:: INPUT DATA ::
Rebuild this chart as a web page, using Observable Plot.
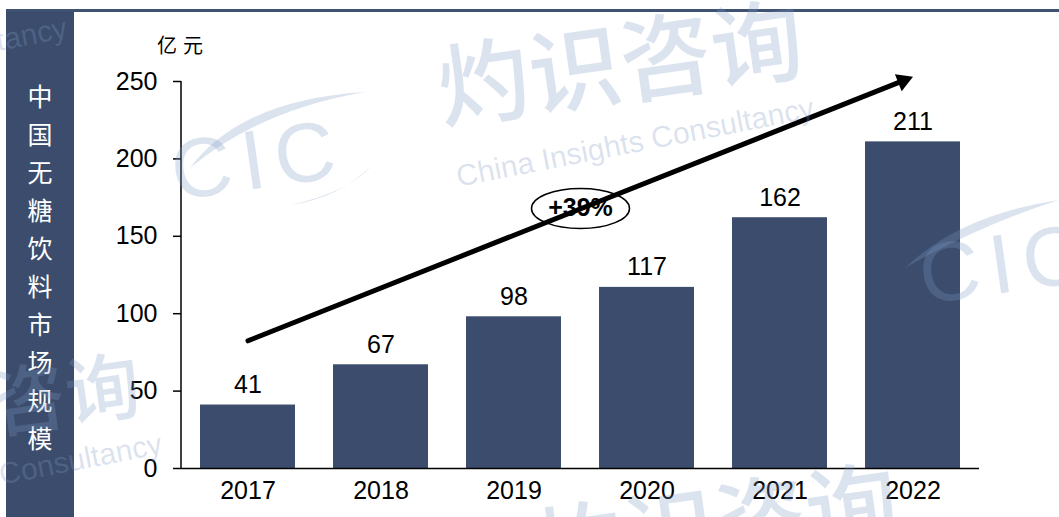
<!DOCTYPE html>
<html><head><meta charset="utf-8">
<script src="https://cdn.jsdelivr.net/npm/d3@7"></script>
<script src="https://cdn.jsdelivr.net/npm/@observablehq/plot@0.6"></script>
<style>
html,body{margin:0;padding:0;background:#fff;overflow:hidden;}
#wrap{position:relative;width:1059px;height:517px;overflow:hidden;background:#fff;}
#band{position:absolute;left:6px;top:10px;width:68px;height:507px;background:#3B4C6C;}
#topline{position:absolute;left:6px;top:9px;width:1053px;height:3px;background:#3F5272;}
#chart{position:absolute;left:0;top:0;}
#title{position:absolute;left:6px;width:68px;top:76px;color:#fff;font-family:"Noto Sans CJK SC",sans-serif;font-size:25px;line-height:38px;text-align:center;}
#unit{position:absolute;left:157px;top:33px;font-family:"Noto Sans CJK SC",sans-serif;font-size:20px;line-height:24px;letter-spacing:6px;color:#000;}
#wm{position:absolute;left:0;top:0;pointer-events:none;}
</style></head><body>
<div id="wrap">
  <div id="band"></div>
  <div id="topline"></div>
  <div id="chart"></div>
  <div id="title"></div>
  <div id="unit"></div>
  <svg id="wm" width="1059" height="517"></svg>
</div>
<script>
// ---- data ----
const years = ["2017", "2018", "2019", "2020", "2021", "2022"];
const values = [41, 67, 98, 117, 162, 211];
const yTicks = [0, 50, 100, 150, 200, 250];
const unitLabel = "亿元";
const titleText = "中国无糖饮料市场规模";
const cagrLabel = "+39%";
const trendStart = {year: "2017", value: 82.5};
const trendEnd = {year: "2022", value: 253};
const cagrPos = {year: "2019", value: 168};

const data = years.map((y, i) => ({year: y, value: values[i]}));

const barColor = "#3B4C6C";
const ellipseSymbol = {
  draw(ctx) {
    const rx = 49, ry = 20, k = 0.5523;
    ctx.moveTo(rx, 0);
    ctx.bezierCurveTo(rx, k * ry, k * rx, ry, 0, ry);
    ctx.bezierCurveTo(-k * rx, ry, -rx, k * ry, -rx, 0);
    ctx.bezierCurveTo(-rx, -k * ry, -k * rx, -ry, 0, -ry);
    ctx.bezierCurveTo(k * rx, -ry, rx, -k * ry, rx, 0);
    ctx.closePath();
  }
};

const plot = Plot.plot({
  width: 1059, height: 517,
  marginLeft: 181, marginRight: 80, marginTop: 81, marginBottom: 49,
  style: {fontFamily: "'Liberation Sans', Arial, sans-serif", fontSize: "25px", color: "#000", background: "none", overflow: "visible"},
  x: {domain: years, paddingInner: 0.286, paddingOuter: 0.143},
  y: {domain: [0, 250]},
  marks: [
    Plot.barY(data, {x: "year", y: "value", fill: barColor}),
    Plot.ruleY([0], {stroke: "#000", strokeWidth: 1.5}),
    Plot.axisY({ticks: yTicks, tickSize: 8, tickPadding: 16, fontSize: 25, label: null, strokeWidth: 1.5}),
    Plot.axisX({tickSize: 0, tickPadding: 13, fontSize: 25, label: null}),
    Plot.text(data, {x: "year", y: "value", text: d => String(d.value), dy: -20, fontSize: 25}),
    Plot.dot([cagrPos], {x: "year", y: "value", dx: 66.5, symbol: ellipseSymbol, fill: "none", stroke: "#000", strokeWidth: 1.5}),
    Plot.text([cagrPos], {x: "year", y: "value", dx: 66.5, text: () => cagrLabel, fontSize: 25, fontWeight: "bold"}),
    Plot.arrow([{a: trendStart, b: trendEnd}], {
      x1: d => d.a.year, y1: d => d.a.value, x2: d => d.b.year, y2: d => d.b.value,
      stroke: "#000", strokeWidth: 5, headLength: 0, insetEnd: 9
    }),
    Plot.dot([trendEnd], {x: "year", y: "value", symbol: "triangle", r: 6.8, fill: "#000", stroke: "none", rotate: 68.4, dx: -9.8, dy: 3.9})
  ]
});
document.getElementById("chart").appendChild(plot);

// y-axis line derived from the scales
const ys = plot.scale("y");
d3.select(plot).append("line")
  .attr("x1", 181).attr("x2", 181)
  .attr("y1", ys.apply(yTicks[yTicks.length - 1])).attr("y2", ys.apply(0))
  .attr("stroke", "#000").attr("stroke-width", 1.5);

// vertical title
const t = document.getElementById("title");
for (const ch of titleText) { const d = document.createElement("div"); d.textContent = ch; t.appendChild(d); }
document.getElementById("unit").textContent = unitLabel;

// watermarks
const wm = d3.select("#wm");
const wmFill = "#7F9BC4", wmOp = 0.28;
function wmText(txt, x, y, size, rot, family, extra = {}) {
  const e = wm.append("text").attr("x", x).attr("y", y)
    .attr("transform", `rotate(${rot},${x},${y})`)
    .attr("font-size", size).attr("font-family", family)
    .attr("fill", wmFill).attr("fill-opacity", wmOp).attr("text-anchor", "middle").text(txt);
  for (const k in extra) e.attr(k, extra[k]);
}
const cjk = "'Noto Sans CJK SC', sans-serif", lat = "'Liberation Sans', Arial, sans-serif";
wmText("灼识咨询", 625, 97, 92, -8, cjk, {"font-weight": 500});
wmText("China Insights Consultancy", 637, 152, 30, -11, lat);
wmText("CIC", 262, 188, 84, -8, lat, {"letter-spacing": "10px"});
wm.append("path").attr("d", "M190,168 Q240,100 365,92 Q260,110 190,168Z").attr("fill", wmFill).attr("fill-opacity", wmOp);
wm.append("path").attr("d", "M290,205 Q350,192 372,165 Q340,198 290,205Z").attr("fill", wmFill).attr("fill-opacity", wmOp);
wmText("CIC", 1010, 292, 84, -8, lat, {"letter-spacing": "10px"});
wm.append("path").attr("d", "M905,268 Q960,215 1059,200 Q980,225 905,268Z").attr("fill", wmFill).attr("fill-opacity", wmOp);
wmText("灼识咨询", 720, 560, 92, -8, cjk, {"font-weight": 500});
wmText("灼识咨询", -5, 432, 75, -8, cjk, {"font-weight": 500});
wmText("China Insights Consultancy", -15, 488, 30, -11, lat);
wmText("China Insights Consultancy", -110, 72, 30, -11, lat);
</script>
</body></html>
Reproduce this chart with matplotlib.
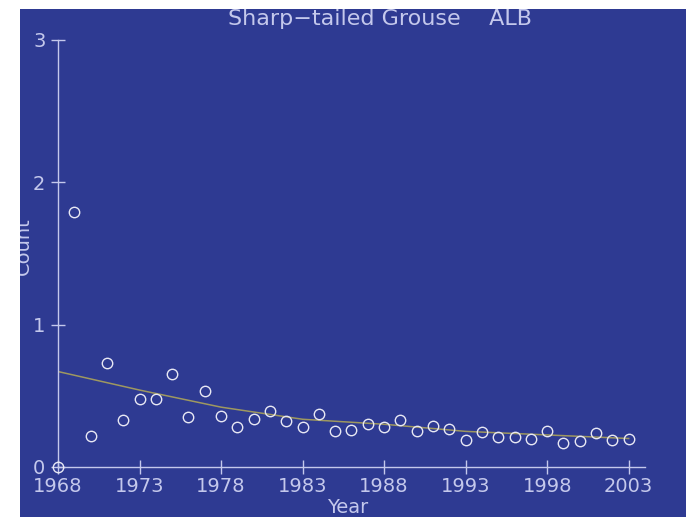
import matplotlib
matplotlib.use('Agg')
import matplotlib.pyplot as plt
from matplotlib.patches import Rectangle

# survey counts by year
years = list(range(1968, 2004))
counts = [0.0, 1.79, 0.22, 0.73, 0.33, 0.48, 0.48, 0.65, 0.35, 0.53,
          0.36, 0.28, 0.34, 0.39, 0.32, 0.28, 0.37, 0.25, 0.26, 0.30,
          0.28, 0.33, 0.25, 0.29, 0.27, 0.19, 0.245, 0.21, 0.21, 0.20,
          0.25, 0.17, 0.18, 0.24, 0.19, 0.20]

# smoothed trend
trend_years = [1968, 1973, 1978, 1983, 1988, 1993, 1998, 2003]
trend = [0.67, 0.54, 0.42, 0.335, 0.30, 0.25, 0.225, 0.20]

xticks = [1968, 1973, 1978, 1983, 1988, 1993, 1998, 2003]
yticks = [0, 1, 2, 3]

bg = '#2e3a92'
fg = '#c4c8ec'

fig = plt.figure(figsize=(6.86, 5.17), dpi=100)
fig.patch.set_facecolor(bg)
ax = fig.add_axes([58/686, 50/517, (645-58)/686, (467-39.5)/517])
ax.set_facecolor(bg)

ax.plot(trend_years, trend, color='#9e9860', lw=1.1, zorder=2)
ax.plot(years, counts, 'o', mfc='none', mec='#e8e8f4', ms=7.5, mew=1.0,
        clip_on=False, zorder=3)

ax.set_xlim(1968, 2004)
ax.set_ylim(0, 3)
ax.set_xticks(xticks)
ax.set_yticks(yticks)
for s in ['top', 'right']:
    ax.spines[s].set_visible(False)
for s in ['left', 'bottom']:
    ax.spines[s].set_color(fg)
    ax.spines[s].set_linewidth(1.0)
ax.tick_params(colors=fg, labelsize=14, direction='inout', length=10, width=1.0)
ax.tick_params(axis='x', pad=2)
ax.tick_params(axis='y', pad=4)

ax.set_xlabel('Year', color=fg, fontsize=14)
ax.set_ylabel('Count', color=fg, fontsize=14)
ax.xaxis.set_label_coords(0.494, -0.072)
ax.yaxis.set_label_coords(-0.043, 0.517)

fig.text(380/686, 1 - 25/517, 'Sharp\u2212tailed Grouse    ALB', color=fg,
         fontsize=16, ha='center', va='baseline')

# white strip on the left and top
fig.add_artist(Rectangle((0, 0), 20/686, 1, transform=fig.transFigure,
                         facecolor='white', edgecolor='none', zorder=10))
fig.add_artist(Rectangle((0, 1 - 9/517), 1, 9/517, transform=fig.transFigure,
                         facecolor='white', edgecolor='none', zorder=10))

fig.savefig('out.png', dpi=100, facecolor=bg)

:: EXERCISE BRIEF ::
Take every line from the records above that has the word "this" and copy it.

:: WRITTEN ANSWER ::
Rebuild this chart as a web page, using Observable Plot.
Reproduce this chart with matplotlib.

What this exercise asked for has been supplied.